Quote from: EWC on July 30, 2017, 05:36:26 PM
I thought the Bank Restriction Act of 1797 stopped them uttering gold coin?

Yes, that should have been the "Bank Restriction Act" of 1797, which forbade the Bank of England to issue any cash (gold coin). Sorry.

Wellington financed the Peninsular campaign to a large extent with liberated Spanish silver and gold. He also used the copper tokens with his face and list of victories usually catalogued as "Yorkshire". However, those sources were not available in the first phase of the campaign.

I guess Ricardo saw the bullion not as a private means of payment, but as a means of debt settlement between bankers (you will remember the high denomination USD banknotes used the same way.) If you know you can get a gold bar for enough paper money, you will accept the paper money, which is the essence of convertibility.

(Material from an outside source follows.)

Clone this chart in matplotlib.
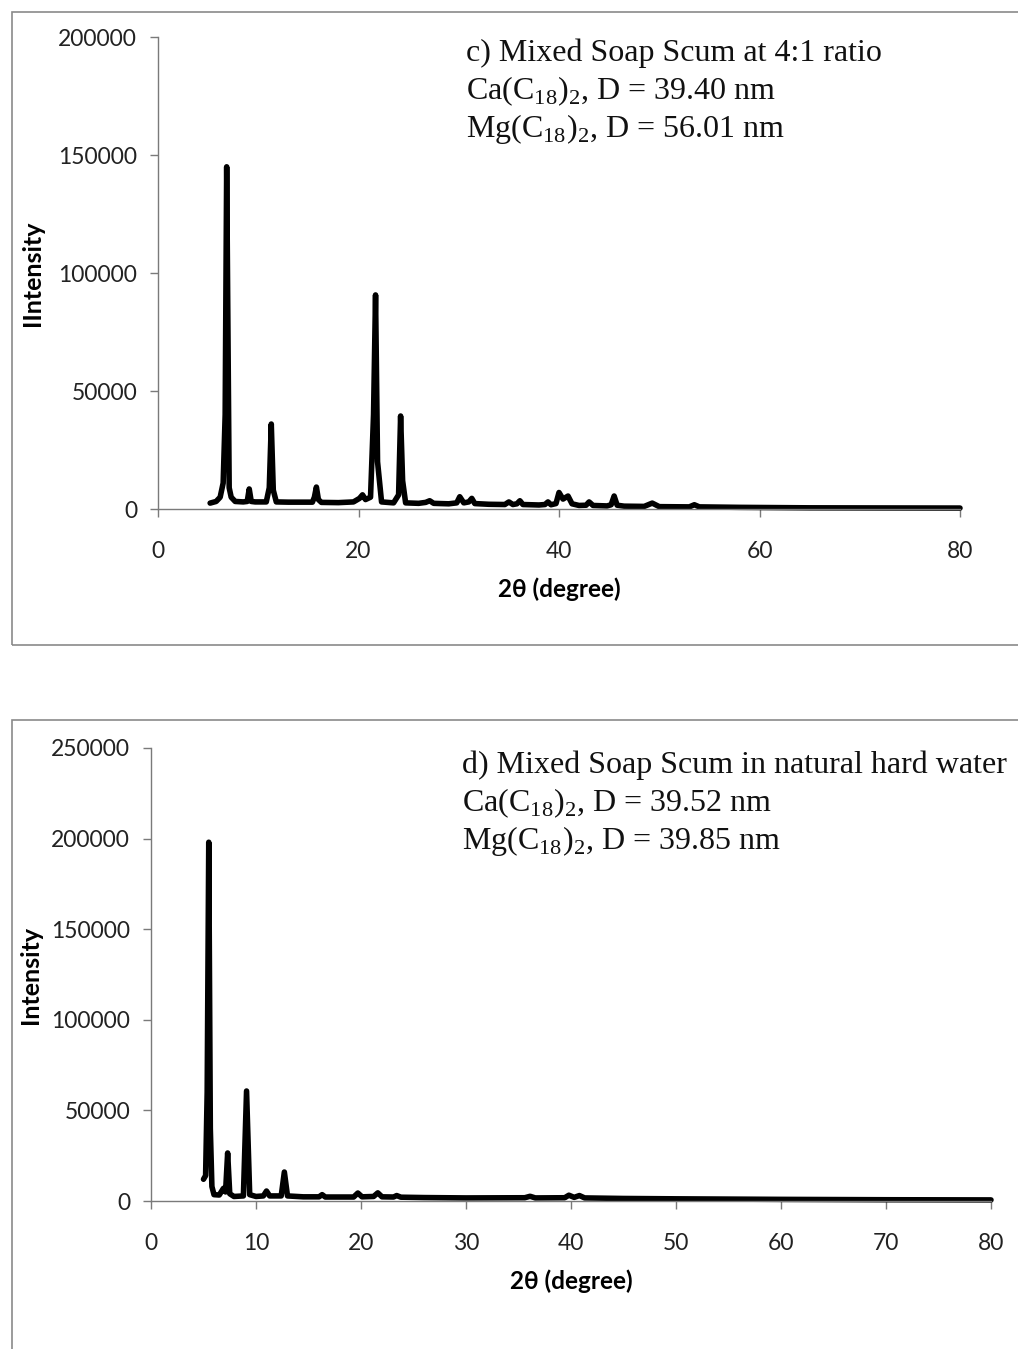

Don't know about Cobbett. If it's just a claim from himself, I'd be wary.

Peter
An unidentified coin is a piece of metal. An identified coin is a piece of history.

EWC

Quote from: Figleaf on July 30, 2017, 06:20:29 PM
Don't know about Cobbett. If it's just a claim from himself, I'd be wary.

Hmmm.  As I recall Wellington, with the backing of William IV, took Cobbett to trial on charges of sedition in 1830, and lost.

Wellington's administration fell straight afterwards, ushering in the Anti-Truck Act of 1831, and the Great Reform Bill of 1832.

Thus one can make a case that Cobbett played a crucial role in the birth of modern democracy itself.

I recommend reading his book "A History of the Protestant Revolution", which attacks the foundation of the Bank of England as a swindle perpetrated on the public.

But I recall it covers similar ground to that I covered myself - (peer reviewed for publication by Joe Cribb and Nick Mayhew).  And I recall you dismissed that paper as "wrong and confused", without giving any reason why.  An attempt to manage perception, with no regard to objective fact.

Wellington made the mistake of not being wary of Cobbett.  I think you should be wary of not knowing about him.